--- START OF EXERCISE DATA ---

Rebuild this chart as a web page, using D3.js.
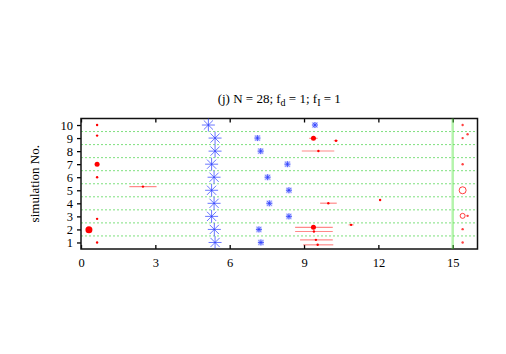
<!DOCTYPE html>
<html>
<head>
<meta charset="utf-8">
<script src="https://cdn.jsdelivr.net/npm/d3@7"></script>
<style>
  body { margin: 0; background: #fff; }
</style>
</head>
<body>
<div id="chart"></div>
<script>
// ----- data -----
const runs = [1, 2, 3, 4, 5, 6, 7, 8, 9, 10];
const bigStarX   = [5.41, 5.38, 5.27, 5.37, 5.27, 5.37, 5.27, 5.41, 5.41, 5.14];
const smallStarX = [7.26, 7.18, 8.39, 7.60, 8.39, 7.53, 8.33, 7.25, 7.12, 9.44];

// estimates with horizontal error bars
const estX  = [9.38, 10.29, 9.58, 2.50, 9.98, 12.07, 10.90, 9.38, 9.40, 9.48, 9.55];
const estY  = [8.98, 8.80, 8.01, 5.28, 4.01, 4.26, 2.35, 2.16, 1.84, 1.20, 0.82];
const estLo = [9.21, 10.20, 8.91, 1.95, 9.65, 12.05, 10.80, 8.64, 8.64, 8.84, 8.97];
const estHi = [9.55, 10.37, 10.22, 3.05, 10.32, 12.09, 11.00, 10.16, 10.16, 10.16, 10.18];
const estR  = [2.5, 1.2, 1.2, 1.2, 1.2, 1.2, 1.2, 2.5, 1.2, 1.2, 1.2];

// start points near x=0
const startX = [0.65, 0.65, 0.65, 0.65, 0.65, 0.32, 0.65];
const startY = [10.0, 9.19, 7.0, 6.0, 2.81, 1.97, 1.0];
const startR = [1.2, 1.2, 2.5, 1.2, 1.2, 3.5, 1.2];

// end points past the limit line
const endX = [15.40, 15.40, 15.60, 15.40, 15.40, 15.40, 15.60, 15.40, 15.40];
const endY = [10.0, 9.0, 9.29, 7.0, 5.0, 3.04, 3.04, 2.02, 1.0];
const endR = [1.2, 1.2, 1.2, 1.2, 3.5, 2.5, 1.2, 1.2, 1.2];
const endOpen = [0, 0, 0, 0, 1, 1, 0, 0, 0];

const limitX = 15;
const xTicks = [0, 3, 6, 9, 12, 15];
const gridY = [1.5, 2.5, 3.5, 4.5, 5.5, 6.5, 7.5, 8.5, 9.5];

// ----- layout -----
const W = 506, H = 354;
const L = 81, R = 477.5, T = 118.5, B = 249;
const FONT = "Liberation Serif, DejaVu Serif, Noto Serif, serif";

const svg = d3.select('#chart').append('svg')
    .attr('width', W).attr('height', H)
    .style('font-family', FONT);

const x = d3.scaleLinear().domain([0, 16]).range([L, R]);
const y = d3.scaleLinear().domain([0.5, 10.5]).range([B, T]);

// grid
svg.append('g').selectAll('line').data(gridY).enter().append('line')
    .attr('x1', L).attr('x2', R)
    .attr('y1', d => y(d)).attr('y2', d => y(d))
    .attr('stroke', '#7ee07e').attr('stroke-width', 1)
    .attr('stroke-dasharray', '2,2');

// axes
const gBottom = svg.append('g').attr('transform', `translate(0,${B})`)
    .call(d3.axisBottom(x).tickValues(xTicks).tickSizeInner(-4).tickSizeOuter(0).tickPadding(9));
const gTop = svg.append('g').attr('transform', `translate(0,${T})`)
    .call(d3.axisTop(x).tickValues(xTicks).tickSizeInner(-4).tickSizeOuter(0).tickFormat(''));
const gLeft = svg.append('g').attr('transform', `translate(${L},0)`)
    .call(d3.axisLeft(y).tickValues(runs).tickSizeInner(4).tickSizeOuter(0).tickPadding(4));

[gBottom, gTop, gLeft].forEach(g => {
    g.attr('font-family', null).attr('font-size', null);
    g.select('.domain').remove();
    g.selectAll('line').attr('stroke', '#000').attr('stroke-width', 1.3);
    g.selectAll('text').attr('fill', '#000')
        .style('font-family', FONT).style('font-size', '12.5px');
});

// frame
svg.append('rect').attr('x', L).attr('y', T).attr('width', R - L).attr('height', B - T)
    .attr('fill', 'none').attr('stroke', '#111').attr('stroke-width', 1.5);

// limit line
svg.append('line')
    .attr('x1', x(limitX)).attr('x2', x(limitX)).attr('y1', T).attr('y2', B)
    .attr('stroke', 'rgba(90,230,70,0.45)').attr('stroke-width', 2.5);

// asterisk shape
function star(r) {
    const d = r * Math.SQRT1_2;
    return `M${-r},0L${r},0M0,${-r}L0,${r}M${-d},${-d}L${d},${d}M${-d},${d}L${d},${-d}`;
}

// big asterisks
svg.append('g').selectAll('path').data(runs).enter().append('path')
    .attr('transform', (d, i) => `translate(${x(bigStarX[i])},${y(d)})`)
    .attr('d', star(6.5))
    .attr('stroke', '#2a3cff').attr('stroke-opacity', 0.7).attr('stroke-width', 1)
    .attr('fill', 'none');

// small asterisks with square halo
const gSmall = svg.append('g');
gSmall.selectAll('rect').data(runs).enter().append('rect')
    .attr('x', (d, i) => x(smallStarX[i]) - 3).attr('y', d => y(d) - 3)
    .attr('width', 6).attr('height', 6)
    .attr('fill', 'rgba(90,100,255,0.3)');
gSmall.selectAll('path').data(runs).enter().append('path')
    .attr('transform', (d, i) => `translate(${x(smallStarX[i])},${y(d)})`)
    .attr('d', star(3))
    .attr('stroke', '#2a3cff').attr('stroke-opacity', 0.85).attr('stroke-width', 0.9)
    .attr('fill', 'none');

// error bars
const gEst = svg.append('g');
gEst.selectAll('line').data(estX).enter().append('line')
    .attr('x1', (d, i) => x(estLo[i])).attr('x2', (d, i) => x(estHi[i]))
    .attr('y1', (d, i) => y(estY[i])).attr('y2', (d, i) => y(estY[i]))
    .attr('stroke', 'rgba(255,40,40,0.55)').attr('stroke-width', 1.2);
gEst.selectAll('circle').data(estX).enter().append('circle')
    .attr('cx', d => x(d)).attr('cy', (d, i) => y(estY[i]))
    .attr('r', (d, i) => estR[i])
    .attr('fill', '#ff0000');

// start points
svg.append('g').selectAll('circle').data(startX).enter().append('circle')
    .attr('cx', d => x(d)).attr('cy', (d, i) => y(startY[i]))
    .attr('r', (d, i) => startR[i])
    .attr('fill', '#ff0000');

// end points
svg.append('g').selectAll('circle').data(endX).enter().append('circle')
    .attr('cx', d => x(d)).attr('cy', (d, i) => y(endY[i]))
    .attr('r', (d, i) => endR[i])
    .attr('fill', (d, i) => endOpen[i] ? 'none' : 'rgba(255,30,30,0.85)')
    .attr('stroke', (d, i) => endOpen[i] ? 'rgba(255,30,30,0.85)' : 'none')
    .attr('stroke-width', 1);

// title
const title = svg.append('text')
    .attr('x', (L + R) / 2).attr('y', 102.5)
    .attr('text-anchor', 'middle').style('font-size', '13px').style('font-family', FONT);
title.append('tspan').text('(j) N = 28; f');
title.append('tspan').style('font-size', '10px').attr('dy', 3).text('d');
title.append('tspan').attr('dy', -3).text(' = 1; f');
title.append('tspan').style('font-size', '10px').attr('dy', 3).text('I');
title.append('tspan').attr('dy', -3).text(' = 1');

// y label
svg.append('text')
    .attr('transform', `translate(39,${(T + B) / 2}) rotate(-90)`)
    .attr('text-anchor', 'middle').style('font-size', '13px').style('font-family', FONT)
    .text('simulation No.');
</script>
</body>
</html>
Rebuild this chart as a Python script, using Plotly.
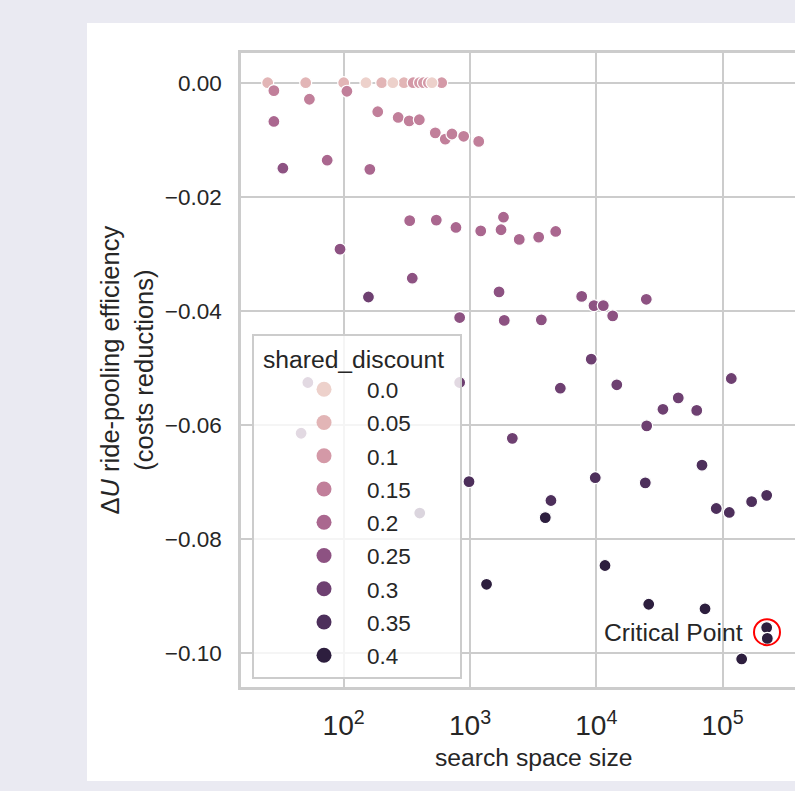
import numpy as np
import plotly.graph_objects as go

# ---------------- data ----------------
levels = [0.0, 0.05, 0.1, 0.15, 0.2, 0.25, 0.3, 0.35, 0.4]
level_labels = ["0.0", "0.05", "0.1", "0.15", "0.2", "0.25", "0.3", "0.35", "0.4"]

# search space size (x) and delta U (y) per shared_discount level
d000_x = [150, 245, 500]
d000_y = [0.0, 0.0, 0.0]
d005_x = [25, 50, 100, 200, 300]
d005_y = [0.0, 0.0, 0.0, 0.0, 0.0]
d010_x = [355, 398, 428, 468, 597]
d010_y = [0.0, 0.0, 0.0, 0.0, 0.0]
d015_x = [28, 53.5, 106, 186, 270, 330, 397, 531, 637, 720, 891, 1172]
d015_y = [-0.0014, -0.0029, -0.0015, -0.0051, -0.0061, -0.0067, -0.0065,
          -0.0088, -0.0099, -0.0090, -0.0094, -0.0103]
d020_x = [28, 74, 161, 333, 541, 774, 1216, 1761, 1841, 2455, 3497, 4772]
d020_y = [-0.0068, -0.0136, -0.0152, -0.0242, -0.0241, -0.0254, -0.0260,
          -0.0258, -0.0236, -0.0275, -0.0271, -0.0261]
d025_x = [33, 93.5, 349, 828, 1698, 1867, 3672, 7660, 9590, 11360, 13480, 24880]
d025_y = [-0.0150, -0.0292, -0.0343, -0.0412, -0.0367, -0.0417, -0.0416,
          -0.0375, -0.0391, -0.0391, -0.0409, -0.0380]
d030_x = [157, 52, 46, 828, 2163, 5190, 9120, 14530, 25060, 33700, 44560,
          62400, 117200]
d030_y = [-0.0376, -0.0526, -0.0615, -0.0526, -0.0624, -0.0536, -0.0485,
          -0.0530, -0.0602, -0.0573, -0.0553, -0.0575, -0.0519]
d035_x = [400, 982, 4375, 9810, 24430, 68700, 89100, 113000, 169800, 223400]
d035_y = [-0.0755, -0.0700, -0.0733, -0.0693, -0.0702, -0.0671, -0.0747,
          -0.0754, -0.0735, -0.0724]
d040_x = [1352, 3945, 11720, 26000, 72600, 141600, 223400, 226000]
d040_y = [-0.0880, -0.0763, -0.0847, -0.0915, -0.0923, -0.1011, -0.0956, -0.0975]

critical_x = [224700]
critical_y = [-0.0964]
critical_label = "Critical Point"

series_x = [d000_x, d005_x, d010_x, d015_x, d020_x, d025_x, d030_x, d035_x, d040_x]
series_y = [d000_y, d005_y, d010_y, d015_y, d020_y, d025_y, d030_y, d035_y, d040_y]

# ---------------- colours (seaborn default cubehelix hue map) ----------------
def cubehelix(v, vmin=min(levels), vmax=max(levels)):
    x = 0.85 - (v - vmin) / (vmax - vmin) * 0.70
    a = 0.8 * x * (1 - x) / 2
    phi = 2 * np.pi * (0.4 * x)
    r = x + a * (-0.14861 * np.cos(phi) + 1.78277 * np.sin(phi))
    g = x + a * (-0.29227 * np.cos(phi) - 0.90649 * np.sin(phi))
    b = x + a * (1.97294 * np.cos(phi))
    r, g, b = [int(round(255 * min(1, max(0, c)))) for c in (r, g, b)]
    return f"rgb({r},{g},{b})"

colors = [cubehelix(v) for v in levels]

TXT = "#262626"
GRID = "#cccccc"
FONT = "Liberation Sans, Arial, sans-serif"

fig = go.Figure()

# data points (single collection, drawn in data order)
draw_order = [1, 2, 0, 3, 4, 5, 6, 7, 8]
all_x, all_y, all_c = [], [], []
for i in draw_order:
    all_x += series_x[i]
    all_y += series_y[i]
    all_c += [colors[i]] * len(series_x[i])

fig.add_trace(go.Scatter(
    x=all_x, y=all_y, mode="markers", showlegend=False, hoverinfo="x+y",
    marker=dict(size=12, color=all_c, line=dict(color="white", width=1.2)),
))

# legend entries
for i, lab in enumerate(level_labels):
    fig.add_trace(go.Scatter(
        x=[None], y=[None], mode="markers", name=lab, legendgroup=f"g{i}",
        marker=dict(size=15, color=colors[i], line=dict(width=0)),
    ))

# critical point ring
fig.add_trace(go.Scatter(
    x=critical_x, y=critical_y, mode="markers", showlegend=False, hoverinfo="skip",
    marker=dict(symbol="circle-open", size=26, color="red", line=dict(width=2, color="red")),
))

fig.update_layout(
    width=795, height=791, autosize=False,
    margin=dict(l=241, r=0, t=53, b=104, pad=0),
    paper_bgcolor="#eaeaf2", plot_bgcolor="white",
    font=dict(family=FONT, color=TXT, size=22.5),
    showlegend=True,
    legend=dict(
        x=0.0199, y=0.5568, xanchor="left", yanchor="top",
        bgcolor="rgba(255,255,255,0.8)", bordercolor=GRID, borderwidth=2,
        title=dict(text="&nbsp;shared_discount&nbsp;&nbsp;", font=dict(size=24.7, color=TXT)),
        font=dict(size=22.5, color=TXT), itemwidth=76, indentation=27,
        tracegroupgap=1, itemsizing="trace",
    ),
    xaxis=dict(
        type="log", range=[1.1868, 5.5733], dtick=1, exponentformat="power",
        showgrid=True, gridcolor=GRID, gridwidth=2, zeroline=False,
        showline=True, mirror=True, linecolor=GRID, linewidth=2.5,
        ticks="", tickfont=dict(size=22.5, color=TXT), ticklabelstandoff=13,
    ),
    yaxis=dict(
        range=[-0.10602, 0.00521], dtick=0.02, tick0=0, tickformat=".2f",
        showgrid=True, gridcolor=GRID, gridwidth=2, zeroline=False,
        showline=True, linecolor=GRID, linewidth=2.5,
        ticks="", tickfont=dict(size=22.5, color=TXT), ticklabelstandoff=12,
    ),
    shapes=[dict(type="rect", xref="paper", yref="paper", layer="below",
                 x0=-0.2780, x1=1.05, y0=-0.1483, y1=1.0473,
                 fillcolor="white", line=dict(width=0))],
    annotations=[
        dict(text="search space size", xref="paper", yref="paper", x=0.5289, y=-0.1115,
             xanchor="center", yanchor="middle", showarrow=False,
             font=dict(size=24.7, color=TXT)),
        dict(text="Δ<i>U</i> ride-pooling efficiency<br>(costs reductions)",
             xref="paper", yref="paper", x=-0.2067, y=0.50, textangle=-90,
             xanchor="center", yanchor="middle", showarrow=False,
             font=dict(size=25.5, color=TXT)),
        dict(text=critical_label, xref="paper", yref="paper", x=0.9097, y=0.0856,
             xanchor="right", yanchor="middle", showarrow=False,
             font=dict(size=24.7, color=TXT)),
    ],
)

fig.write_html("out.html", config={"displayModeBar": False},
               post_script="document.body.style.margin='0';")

--- END OF EXERCISE DATA ---

- EXERCISE DIRECTIONS: Begin at the top of the material above and output each line exactly, stopping after the line that holds "7.25, 7.12, 9.44];". Leave out pictures.

- THE COMPLETED TASK:
Rebuild this chart as a web page, using D3.js.
<!DOCTYPE html>
<html>
<head>
<meta charset="utf-8">
<script src="https://cdn.jsdelivr.net/npm/d3@7"></script>
<style>
  body { margin: 0; background: #fff; }
</style>
</head>
<body>
<div id="chart"></div>
<script>
// ----- data -----
const runs = [1, 2, 3, 4, 5, 6, 7, 8, 9, 10];
const bigStarX   = [5.41, 5.38, 5.27, 5.37, 5.27, 5.37, 5.27, 5.41, 5.41, 5.14];
const smallStarX = [7.26, 7.18, 8.39, 7.60, 8.39, 7.53, 8.33, 7.25, 7.12, 9.44];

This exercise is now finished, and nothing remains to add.